Sandberg did sign with the Phillies that spring. He’s spent the four summers since mostly in A-ball, this past season with Clearwater where he hit .230.
Meanwhile Mullen complemented one style of quarterback with another style who also had a state championship resume. Williams was much more in the spread-offense mold as a hard runner who could throw a pass. Plus Mullen liked the grit Williams showed in a tough prep league.
That got displayed earlier than anyone intended. Russell’s injury left Prescott alone at quarterback so the true freshman got some September non-conference snaps in two games. Fans were baffled…until Mullen’s wisdom showed. Because with Prescott out against Arkansas, Russell was again injured at the end of regulation. Williams called one snap in overtime and took the ball 25 yards for the winning touchdown. He also managed the Egg Bowl enough to keep it close for Prescott’s heroics.
That has proven to be Williams’ high-water mark. He got some mop-up snaps in 2014’s fun, redshirted at last in ’15, and came out second in this summer’s competition to Fitzgerald. Though, he did take over for most of the opener and in a fine fourth quarter at home-state LSU.
Prior to the Egg Bowl win he announced intention to transfer as a graduate. That didn’t keep Mullen from giving the oldest quarterback the one snap needed when Fitzgerald’s helmet came off. The coach understands why Williams seeks playing time elsewhere.
And, fans understand why depth is always essential.
2014: Nick Fitzgerald (Richmond Hill, GA) 2 stars; Elijah Staley (Marietta, GA) 3 stars
Now quarterback recruiting was an absolute must and Mullen got a pair of big, strong, physical kids. How big, was obvious in their first camp when the no-shorty-himself Prescott had to look up at both freshmen…as they looked up to him for cues how to develop in Mullen’s program.
It is worthwhile to remember that as late as September 2016 a few fans still insisted Staley should be the guy. No doubt, he is a physical freak of Newton-esque comparisons…to bring up another quarterback of Mullen’s SEC past. Had Staley been willing to invest all effort in football and not waste time—and risk injury—dabbling in basketball, things could have been really interesting. Even Favre didn’t have the sheer arm-strength which a gimpy Staley showed in bowl camp by ‘throwing’ punts for practice.
Staley gave up the fight after August, transferring to Tyler Junior College where he was this season’s backup. Somebody will surely give him another shot for sheer potential and Staley will be the better for a couple of years’ tutelage under Mullen.

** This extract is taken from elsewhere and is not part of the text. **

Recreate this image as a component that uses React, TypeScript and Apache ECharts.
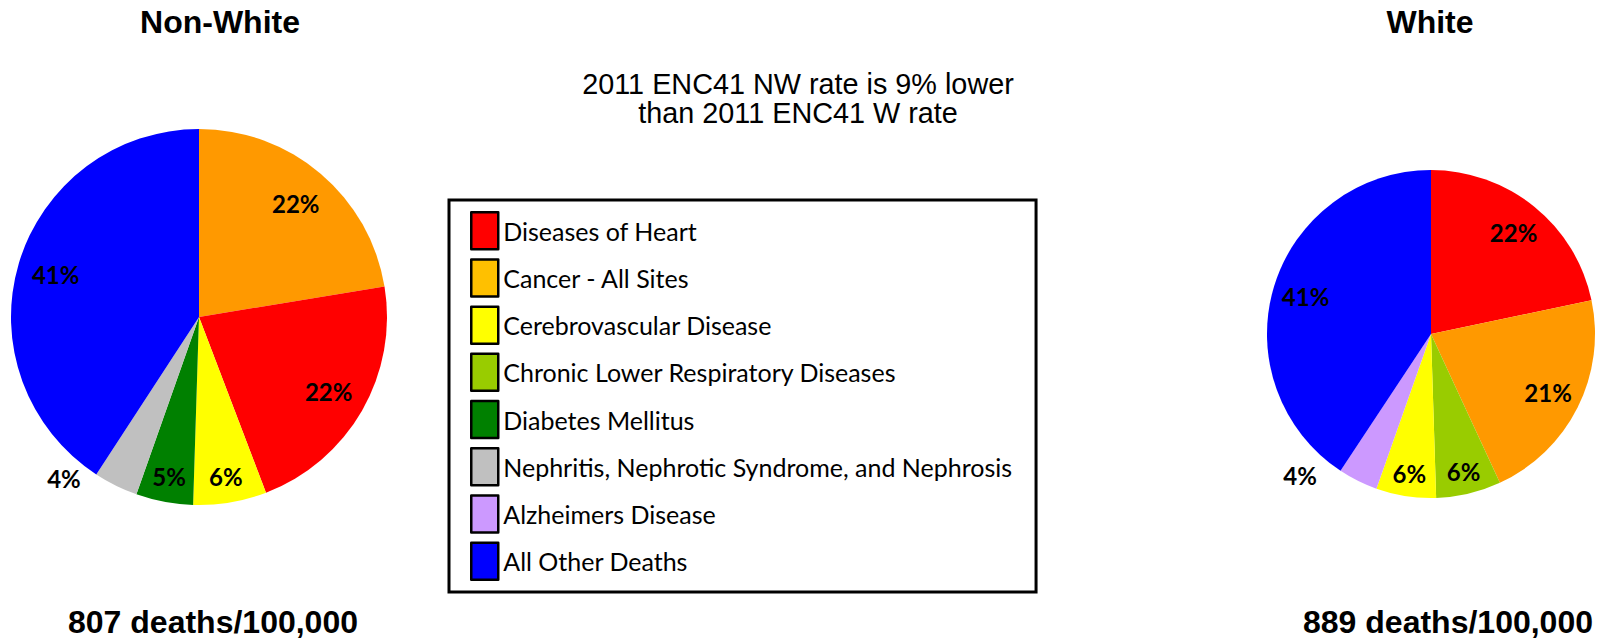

There’s no questioning any more Fitzgerald was the better pick for 2016. And beyond. His two-star recruiting status arises from only one year as a high school starter; and that in a run-oriented option offense. It turns out his prep rushing was excellent preparation for Mississippi State, as a bunch of burned Rebels can attest. Faster than Prescott both off-the-line and in open field, Fitzgerald already owns the single-season record for Bulldog quarterback rushing; and with a big bowl could set the SEC standard.
It is the other half of his game that is work-in-progress. And progress has been made. The 55% completions rate is not on-par with the four previous Mullen starters, and the interceptions went up mid-season as Fitzgerald tried—often forced—some tougher throws.
No concerns though. He is, after all, a sophomore with one starting season under his helmet. Plus Fitzgerald spent spring, summer, and some of the season just trying to establish his place at #1. Now he goes into the second-half of his college career an unquestioned #1.
And based on existing evidence of Mullen’s other quarterbacks…the best is still in store.
2015: Nick Tiano (Chattanooga, TN) 3 stars
There were three scholarship quarterbacks already on the roster, all underclassmen. But Mullen expected attrition. So he had to find the right someone who knew the odds and the opportunity.
Tiano took the chance. The top-rated quarterback in Tennessee committed in summer and stayed with his call all the way to signing day. A routine redshirt year was useful and in spring-past Tiano caught attention working in the rotation. Including, some first-team turns which showed he wasn’t a bit intimidated, and able to surpass Staley in August.
Intangibles are no issue here. The ground-game skills are solid, the passing strength needs work. Which became a challenge during the season. Through no fault of his own live snaps were lacking because State couldn’t take control of non-conference business.
This leaves Tiano in an increasingly common position for young quarterbacks everywhere who are clearly behind a still-young starter: stay, or go play? Chances of catching much less passing Fitzgerald seem slim now, and all should understand a quarterback’s career clock runs faster these days. So, wait and see what the decision will be as fall exams loom and the bowl trip is settled.
EDITED TO ADD: Monday afternoon Tiano announced he indeed will transfer, school undetermined. He will not participate in bowl camp or game.
With four quarterbacks on the spring roster there was no plan to invest a scholarship last February. Instead Mullen did get a walk-on. And a good one as it turns out. Wyatt Roberts thought his career was through after a stellar juco career at East Mississippi and enrolled at State. Then, opted to volunteer.
He’s proven more than the usual walk-on quarterback, taking over the scout team offense and running it effectively. Cynics might call this more a comment on the Bulldog defense. The larger fact is Roberts serves a fine purpose already. Regardless of what Tiano chooses and whoever Mullen does sign next, he ought be in a varsity jersey too come 2017.